First, we need to make sure that these feasibility studies for carbon storage are done in a consistent science-based, pragmatic and independent approach. Today, we advise CO2 storage project developers, land owners, emitters, and governments when it comes to providing insights associated to the safe and economic storage of carbon dioxide. We use all technical, and non-technical available data to screen and rank possible storage sites, based on risk-weighted criteria, and leveraging proprietary tools and surface to subsurface workflows. Our reservoir models are supported by AI and cloud computing, enhancing processing capabilities, and accelerating scenario simulations.
The other challenge becomes to take all of that and translate it out of engineer language into something the public and the politicians can look at. And doing it in a systematic and traceable way, can give them confidence that this is a real viable material decarbonisation option.
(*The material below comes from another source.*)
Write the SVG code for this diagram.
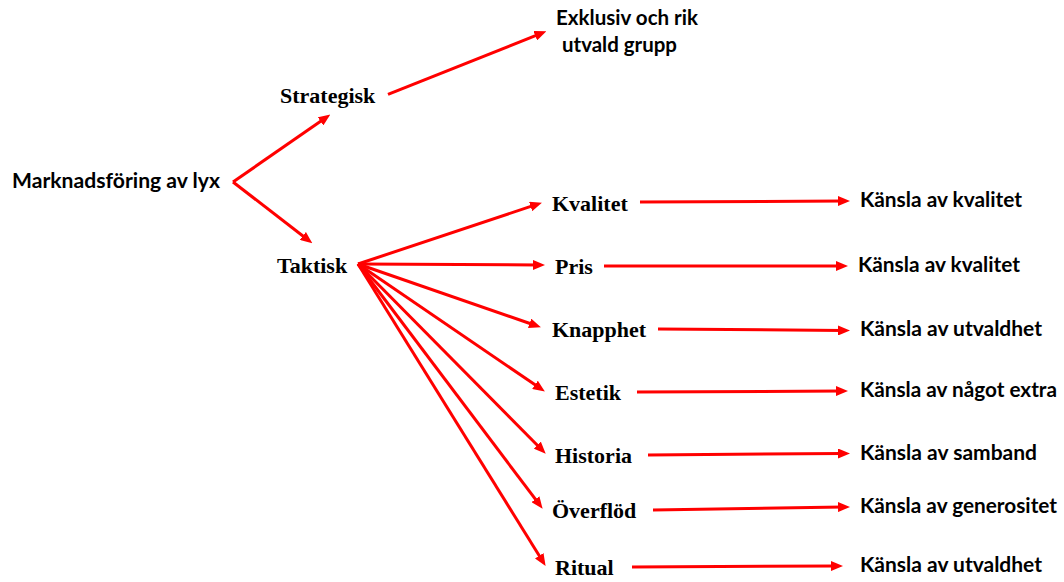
<svg xmlns="http://www.w3.org/2000/svg" width="1064" height="582" viewBox="0 0 1064 582">
<style>
.sans{font-family:Lato,"Liberation Sans",sans-serif;font-weight:bold;font-size:21px;fill:#000}
.serif{font-family:"Liberation Serif","Times New Roman",serif;font-weight:bold;font-size:22px;fill:#000}
.arr{stroke:#ff0000;stroke-width:3;fill:none;marker-end:url(#ah)}
</style>
<defs>
<marker id="ah" markerUnits="userSpaceOnUse" markerWidth="12" markerHeight="10" refX="5" refY="5" orient="auto">
<path d="M0,0 L12,5 L0,10 z" fill="#ff0000"/>
</marker>
</defs>
<rect width="1064" height="582" fill="#fff"/>
<g id="connectors">
<line class="arr" x1="233" y1="182" x2="324.6" y2="118.5"/>
<line class="arr" x1="233" y1="182" x2="306.8" y2="239"/>
<line class="arr" x1="388" y1="94.3" x2="539.9" y2="33.9"/>
<line class="arr" x1="358" y1="264" x2="535.3" y2="204.9"/>
<line class="arr" x1="358" y1="264" x2="538" y2="265"/>
<line class="arr" x1="358" y1="264" x2="534.3" y2="325"/>
<line class="arr" x1="358" y1="264" x2="539.1" y2="387.6"/>
<line class="arr" x1="358" y1="264" x2="540.8" y2="448.7"/>
<line class="arr" x1="358" y1="264" x2="538.4" y2="503.2"/>
<line class="arr" x1="358" y1="264" x2="541.9" y2="560"/>
<line class="arr" x1="640" y1="202" x2="843" y2="201"/>
<line class="arr" x1="604" y1="266" x2="841" y2="266"/>
<line class="arr" x1="658" y1="329" x2="843" y2="330.5"/>
<line class="arr" x1="637" y1="392" x2="841" y2="391"/>
<line class="arr" x1="648" y1="455" x2="843" y2="453.5"/>
<line class="arr" x1="653" y1="510" x2="843" y2="507"/>
<line class="arr" x1="632" y1="567" x2="836" y2="566"/>
</g>
<g id="n-marknad"><text class="sans" x="12" y="188" textLength="208" lengthAdjust="spacingAndGlyphs">Marknadsföring av lyx</text></g>
<g id="n-strategisk"><text class="serif" x="280" y="103">Strategisk</text></g>
<g id="n-exklusiv"><text class="sans" x="556" y="25" textLength="142" lengthAdjust="spacingAndGlyphs">Exklusiv och rik</text><text class="sans" x="562" y="52" textLength="115" lengthAdjust="spacingAndGlyphs">utvald grupp</text></g>
<g id="n-taktisk"><text class="serif" x="277" y="273">Taktisk</text></g>
<g id="n-kvalitet"><text class="serif" x="552" y="211">Kvalitet</text></g>
<g id="n-pris"><text class="serif" x="555" y="274">Pris</text></g>
<g id="n-knapphet"><text class="serif" x="552" y="337">Knapphet</text></g>
<g id="n-estetik"><text class="serif" x="555" y="400">Estetik</text></g>
<g id="n-historia"><text class="serif" x="555" y="463">Historia</text></g>
<g id="n-overflod"><text class="serif" x="552" y="518">Överflöd</text></g>
<g id="n-ritual"><text class="serif" x="555" y="575">Ritual</text></g>
<g id="r-kvalitet1"><text class="sans" x="860" y="207" textLength="162" lengthAdjust="spacingAndGlyphs">Känsla av kvalitet</text></g>
<g id="r-kvalitet2"><text class="sans" x="858" y="272" textLength="162" lengthAdjust="spacingAndGlyphs">Känsla av kvalitet</text></g>
<g id="r-utvaldhet1"><text class="sans" x="860" y="336" textLength="182" lengthAdjust="spacingAndGlyphs">Känsla av utvaldhet</text></g>
<g id="r-extra"><text class="sans" x="860" y="397" textLength="197" lengthAdjust="spacingAndGlyphs">Känsla av något extra</text></g>
<g id="r-samband"><text class="sans" x="860" y="460" textLength="177" lengthAdjust="spacingAndGlyphs">Känsla av samband</text></g>
<g id="r-generositet"><text class="sans" x="860" y="513" textLength="197" lengthAdjust="spacingAndGlyphs">Känsla av generositet</text></g>
<g id="r-utvaldhet2"><text class="sans" x="860" y="572" textLength="182" lengthAdjust="spacingAndGlyphs">Känsla av utvaldhet</text></g>
</svg>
We believe there is no viable path to net zero without gigatons [of CCUS capacity].
Do you think more needs to be done to convince the public that CCUS is a credible and realistic part of the net-zero solution, especially from the fossil fuel side?
Rennick: I absolutely do. And I think we need to be way more open and active in communicating externally to the public.
Using a close analogy, we currently deploy an interesting innovative technology for using geoenergy for cooling and heating of buildings. In the system installation, as part of the solution, there is a big TV screen, which has a display that is showing in real time the amount of energy coming into the building, what is going into the ground, what is being consumed, and how much is being saved, and emissions as well.
We should be able to have exactly the same thing sitting at the front of a CO₂ injection plant so when the public drive past we can say this is how many tonnes of CO₂ we are actually safely storing here.
And when we are comfortable doing that, which you can be if you have the technology that is measuring it, the act of being that open is going to instil more public confidence. But we have not done that yet, and it needs to happen in the next few years.